Eglises d'Asie – Inde
Les Eglises chrétiennes lancent un appel à la grève de la faim pour faire reconnaître les droits des dalits chrétiens et musulmans
Publié le 20/07/2011
Organisée par la Conférence des évêques catholiques de l’Inde (CBCI), le Conseil national des Eglises chrétiennes (NCCI) – un rassemblement d’Eglises orthodoxes et protestantes –, la Commission nationale pour les dalits chrétiens (NCCDC), le Conseil national des dalits chrétiens (NCDC), ainsi que par différents organismes et associations, la grève de la faim de trois jours se clôturera par une marche vers le Parlement le 28 juillet, afin de réclamer l’amendement de la Constitution qui permettrait d’étendre le statut de « Scheduled Castes » (2) aux dalits chrétiens et musulmans.
La manifestation de masse, une grande première dans cette lutte de plus de 60 ans pour la reconnaissance des droits des dalits, est destinée à frapper les esprits ; évêques, prêtres, religieux, laïcs, membres d’associations et d’institutions diverses se préparent à se rassembler par milliers dans les rues de New Delhi pour jeûner en public et marcher ensemble vers Lok Sabah, le Parlement fédéral. Après des années de manifestations, de déclarations, de campagnes de sensibilisation et de requêtes auprès des autorités, toutes restées lettres mortes, l’Eglise catholique en Inde, dont trois membres sur quatre sont dalits, se dit aujourd’hui lassée de l’immobilisme du gouvernement fédéral, quel que soit le parti au pouvoir.
Vincent Manoharan, dalit et président de la Fédération nationale du mouvement pour les droits des dalits (NDDLR), rappelle que le Parti du Congrès, actuellement au pouvoir, « n’a absolument rien fait », alors que la Commission nationale pour les minorités religieuses et linguistiques, à la demande de la Cour suprême, avait présenté au Parlement en 2010 un rapport en faveur de l’intégration des dalits chrétiens et musulmans au sein des Scheduled Castes (3). « Manmohan Singh dirige officiellement le pays, mais tout le monde sait qu’il ne peut prendre aucune décision seul. Je pense qu’il ne pourra prendre une décision favorable envers les dalits chrétiens et musulmans que s’il peut s’affranchir des influences extérieures », regrette-t-il.
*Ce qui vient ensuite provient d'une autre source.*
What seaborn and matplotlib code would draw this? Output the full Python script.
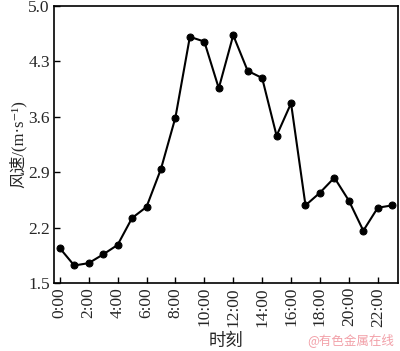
import numpy as np
import pandas as pd
import matplotlib
matplotlib.use("Agg")
import matplotlib.pyplot as plt
import seaborn as sns

# hourly wind speed
hours = list(range(24))
speed = [1.94, 1.72, 1.75, 1.86, 1.98, 2.32, 2.46, 2.94, 3.59, 4.61, 4.55, 3.96,
         4.63, 4.18, 4.09, 3.36, 3.77, 2.48, 2.64, 2.83, 2.54, 2.16, 2.45, 2.48]
xtick_hours = list(range(0, 24, 2))
xtick_labels = [f"{h}:00" for h in xtick_hours]
yticks = [1.5, 2.2, 2.9, 3.6, 4.3, 5.0]

df = pd.DataFrame({"hour": hours, "speed": speed})

sns.set_style("ticks")
plt.rcParams['font.family'] = ['Liberation Serif', 'Noto Sans CJK SC', 'DejaVu Serif']

fig = plt.figure(figsize=(4.0, 3.51), dpi=100)
ax = fig.add_axes([0.135, 0.194, 0.86, 0.789])

sns.lineplot(data=df, x="hour", y="speed", ax=ax, color="black", lw=1.5,
             marker="o", markersize=5, markeredgecolor="black")

ax.set_xlim(-0.4, 23.4)
ax.set_ylim(1.5, 5.0)
ax.set_xticks(xtick_hours)
ax.set_xticklabels(xtick_labels, rotation=90, fontsize=12.5)
ax.set_yticks(yticks)
ax.set_yticklabels([f"{v:.1f}" for v in yticks], fontsize=12.5)
ax.tick_params(direction="in", length=4, width=1, color="black", pad=3)
for s in ax.spines.values():
    s.set_linewidth(1.2)
    s.set_color("black")

ax.set_xlabel("")
fig.text(0.565, 0.03, "时刻", fontsize=12.5, ha="center", va="center",
         family=['Noto Sans CJK SC'])
ax.set_ylabel("风速/(m·s⁻¹)", fontsize=12, labelpad=1,
              family=['Liberation Serif', 'Noto Sans CJK SC', 'DejaVu Serif'])

fig.text(0.985, 0.01, "@有色金属在线", color="#f2a0a8", fontsize=9,
         ha="right", va="bottom", family=['Noto Sans CJK SC'])

fig.savefig("out.png", dpi=100)
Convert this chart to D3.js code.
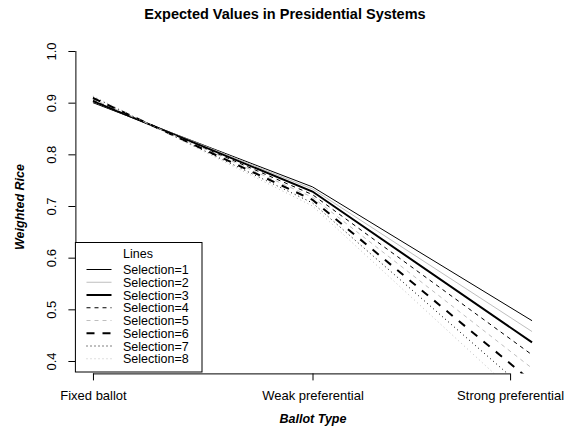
<!DOCTYPE html>
<html>
<head>
<meta charset="utf-8">
<script src="https://cdn.jsdelivr.net/npm/d3@7"></script>
<style>
  html, body { margin: 0; padding: 0; background: #fff; }
  svg { display: block; font-family: "Liberation Sans", Arial, Helvetica, sans-serif; }
</style>
</head>
<body>
<svg id="chart" width="571" height="431"></svg>
<script>
// Ballot types along the x axis (positions 1..3)
const ballotTypes = ["Fixed ballot", "Weak preferential", "Strong preferential"];
const ballotPositions = [1, 2, 3];
// Where the x tick labels sit
const xTickAt = [1, 2, 2.9];
// Y tick values
const yTicks = [0.4, 0.5, 0.6, 0.7, 0.8, 0.9, 1.0];

// Expected weighted Rice values for each selection rule
const selection1 = [0.900, 0.737, 0.478];
const selection2 = [0.902, 0.733, 0.457];
const selection3 = [0.903, 0.728, 0.436];
const selection4 = [0.905, 0.722, 0.412];
const selection5 = [0.907, 0.717, 0.386];
const selection6 = [0.909, 0.712, 0.360];
const selection7 = [0.911, 0.706, 0.334];
const selection8 = [0.913, 0.700, 0.308];

const seriesNames = ["Selection=1", "Selection=2", "Selection=3", "Selection=4",
                     "Selection=5", "Selection=6", "Selection=7", "Selection=8"];
const seriesValues = [selection1, selection2, selection3, selection4,
                      selection5, selection6, selection7, selection8];

// Line styles: colour, width, dash pattern
const gray = "#bebebe";
const styles = [
  { color: "#000", width: 1, dash: null },
  { color: gray,   width: 1, dash: null },
  { color: "#000", width: 2, dash: null },
  { color: "#000", width: 1, dash: "4,4" },
  { color: gray,   width: 1, dash: "4,4" },
  { color: "#000", width: 2, dash: "8,8" },
  { color: "#000", width: 1, dash: "1,3" },
  { color: gray,   width: 1, dash: "1,3" }
];

const svg = d3.select("#chart");

// Plot region
const plot = { left: 75.4, right: 549.6, top: 38.6, bottom: 373.4 };

const x = d3.scaleLinear().domain([0.92, 3.08]).range([plot.left, plot.right]);
const y = d3.scaleLinear().domain([0.376, 1.024]).range([plot.bottom, plot.top]);

svg.append("defs").append("clipPath").attr("id", "plotClip")
  .append("rect")
  .attr("x", plot.left).attr("y", plot.top)
  .attr("width", plot.right - plot.left).attr("height", plot.bottom - plot.top);

// Title
svg.append("text")
  .attr("x", 285).attr("y", 19)
  .attr("text-anchor", "middle")
  .attr("font-size", 14.5).attr("font-weight", "bold")
  .text("Expected Values in Presidential Systems");

// Lines
const line = d3.line()
  .x((d, i) => x(ballotPositions[i]))
  .y(d => y(d));

const lineG = svg.append("g").attr("clip-path", "url(#plotClip)");
seriesValues.forEach((vals, i) => {
  const s = styles[i];
  lineG.append("path")
    .datum(vals)
    .attr("d", line)
    .attr("fill", "none")
    .attr("stroke", s.color)
    .attr("stroke-width", s.width)
    .attr("stroke-dasharray", s.dash);
});

// Y axis
const yAxis = svg.append("g")
  .attr("transform", `translate(${plot.left},0)`)
  .call(d3.axisLeft(y).tickValues(yTicks).tickSize(7).tickSizeOuter(0).tickFormat(d3.format(".1f")));
yAxis.select(".domain").attr("d", `M0.5,${y(yTicks[0])}V${y(yTicks[yTicks.length - 1])}`);
yAxis.selectAll(".tick line").attr("stroke", "#000");
yAxis.selectAll(".tick text")
  .attr("font-size", 13)
  .attr("font-family", "Liberation Sans, Arial, sans-serif")
  .attr("fill", "#000")
  .attr("x", 0).attr("dy", null)
  .attr("text-anchor", "middle")
  .attr("transform", "translate(-19,0) rotate(-90)");

// X axis
const xAxis = svg.append("g")
  .attr("transform", `translate(0,${plot.bottom})`)
  .call(d3.axisBottom(x).tickValues(xTickAt).tickSize(7).tickSizeOuter(0)
    .tickFormat((d, i) => ballotTypes[i]));
xAxis.select(".domain").attr("d", `M${x(xTickAt[0])},0.5H${x(xTickAt[xTickAt.length - 1])}`);
xAxis.selectAll(".tick line").attr("stroke", "#000");
xAxis.selectAll(".tick text")
  .attr("font-size", 13)
  .attr("font-family", "Liberation Sans, Arial, sans-serif")
  .attr("fill", "#000")
  .attr("y", 27).attr("dy", null);

// Axis titles
svg.append("text")
  .attr("x", 313).attr("y", 423)
  .attr("text-anchor", "middle")
  .attr("font-size", 12.5).attr("font-weight", "bold").attr("font-style", "italic")
  .text("Ballot Type");

svg.append("text")
  .attr("transform", "translate(24,207) rotate(-90)")
  .attr("text-anchor", "middle")
  .attr("font-size", 12.5).attr("font-weight", "bold").attr("font-style", "italic")
  .text("Weighted Rice");

// Legend
const legend = svg.append("g");
const legBox = { left: plot.left, right: 202, top: 242.5, bottom: 372 };
legend.append("rect")
  .attr("x", legBox.left).attr("y", legBox.top)
  .attr("width", legBox.right - legBox.left).attr("height", legBox.bottom - legBox.top)
  .attr("fill", "#fff").attr("stroke", "#000").attr("stroke-width", 1);
legend.append("text")
  .attr("x", 123).attr("y", 257.5)
  .attr("font-size", 12.5)
  .text("Lines");
seriesNames.forEach((name, i) => {
  const cy = 269.5 + i * 12.75;
  const s = styles[i];
  legend.append("line")
    .attr("x1", 86.5).attr("x2", 111.5)
    .attr("y1", cy).attr("y2", cy)
    .attr("stroke", s.color).attr("stroke-width", s.width)
    .attr("stroke-dasharray", s.dash);
  legend.append("text")
    .attr("x", 123).attr("y", cy + 4.5)
    .attr("font-size", 12.5)
    .text(name);
});
</script>
</body>
</html>
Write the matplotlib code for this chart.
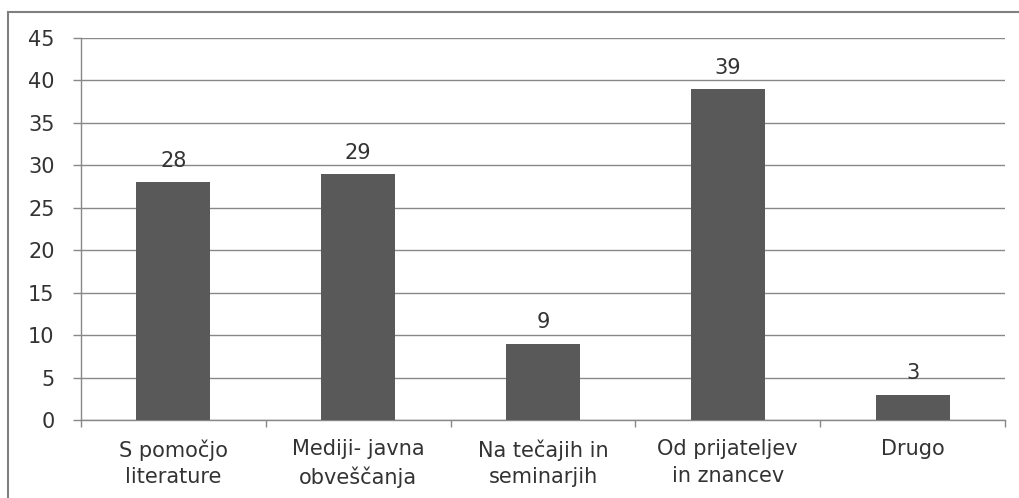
import matplotlib.pyplot as plt
from matplotlib.patches import Rectangle
import numpy as np

categories = ["S pomočjo\nliterature", "Mediji- javna\nobveščanja",
              "Na tečajih in\nseminarjih", "Od prijateljev\nin znancev", "Drugo"]
values = [28, 29, 9, 39, 3]
yticks = [0, 5, 10, 15, 20, 25, 30, 35, 40, 45]

W, H = 1020, 498
fig = plt.figure(figsize=(W / 100, H / 100), dpi=100)
ax = fig.add_axes([81 / W, 1 - 420 / H, (1005 - 81) / W, (420 - 38) / H])

grid_col = "#888888"
txt_col = "#333333"
fs = 15
x = np.arange(len(values))
bars = ax.bar(x, values, width=0.4, color="#595959", zorder=3)

for rect, v in zip(bars, values):
    ax.annotate(str(v), (rect.get_x() + rect.get_width() / 2, v),
                xytext=(0, 11), textcoords="offset points",
                ha="center", va="baseline", fontsize=fs, color=txt_col, zorder=4)

ax.set_xlim(-0.5, len(values) - 0.5)
ax.set_ylim(0, 45)
ax.set_yticks(yticks)
ax.tick_params(axis="y", labelsize=fs, colors=grid_col, labelcolor=txt_col,
               length=6, width=1, pad=13, direction="out")
ax.yaxis.grid(True, color=grid_col, linewidth=1, zorder=0)

# category labels sit between boundary ticks
ax.set_xticks(np.arange(-0.5, len(values)), minor=False)
ax.set_xticklabels([])
ax.set_xticks(x, minor=True)
ax.set_xticklabels(categories, minor=True, fontsize=fs, color=txt_col,
                   linespacing=1.4)
ax.tick_params(axis="x", which="major", length=5, width=1, colors=grid_col)
ax.tick_params(axis="x", which="minor", length=0, pad=14)

for s in ["top", "right"]:
    ax.spines[s].set_visible(False)
for s in ["left", "bottom"]:
    ax.spines[s].set_color(grid_col)
    ax.spines[s].set_linewidth(1)

fig.patches.append(Rectangle((8 / W, -0.1), 1.2, 1 - 12 / H + 0.1,
                             transform=fig.transFigure, fill=False,
                             edgecolor="#808080", linewidth=1.5))

fig.savefig("out.png", dpi=100)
Bien que la Constitution indienne promulguée en 1950 ait interdit toute discrimination fondée sur la caste, le sexe, le lieu de naissance ou la religion, et aboli l’intouchabilité (le système des castes n’a pas été officiellement supprimé mais seulement considéré comme ‘non-existant’), les dalits se heurtent toujours à une tradition tenace et à l’opposition farouche des tenants de l’hindutva (4). Quant aux dalits non hindous, ils ont été exclus de la politique de discrimination positive des Scheduled Castes (SC) par l’article 3 de la Constitution, au motif que le système des castes n’existait pas dans leurs religions respectives.
Soulignant le caractère anticonstitutionnel et contradictoire d’une loi autorisant l’exclusion d’une catégorie des dalits en fonction de leur religion, tout en interdisant toute discrimination religieuse, les défenseurs de la cause des ex-intouchables n’ont de cesse d’obtenir la réintégration des dalits chrétiens et musulmans dans le système des Scheduled Castes. Depuis la reconnaissance du statut de SC aux bouddhistes en 1956 puis, plus récemment, aux sikhs en 1990, aucune raison objective ne s’oppose à l’intégration de l’ensemble des dalits, affirment-ils encore, et ce d’autant plus que ni le bouddhisme ni le sikhisme ne reconnaissent le système des castes.
La grande grève de la faim des chrétiens à New Delhi coïncidera avec l’ouverture de la session d’été du Parlement qui doit approuver de nombreuses mesures dont l’une, très attendue, contre la corruption. Comme le souligne The Examiner India, dans son édition du 16 juillet dernier, « si tous les archevêques, les évêques et un grand nombre de prêtres et de religieux, accompagnés de milliers de laïcs, participent à la grève de la faim et à la marche sur le Parlement, alors que débute la ‘session de la mousson’, le gouvernement fédéral sera bien obligé de faire le petit pas nécessaire pour que les chrétiens dalits dont les droits sont bafoués depuis 1950 obtiennent enfin justice ».
Pour Vincent Manoharan, même si cette dernière tentative échoue, les dalits resteront très déterminés : « Lorsque, dans une démocratie, une demande légitime émanant d’une personne ou d’une communauté entière reste trop longtemps sans réponse de la part de ceux qui représentent cette même démocratie, alors cette personne ou cette communauté sera forcée d’utiliser d’autres moyens pour combattre ces situations antidémocratiques et obtenir ce qu’elle demande (…). Les dalits chrétiens et musulmans sont aujourd’hui dans ce cas » (5).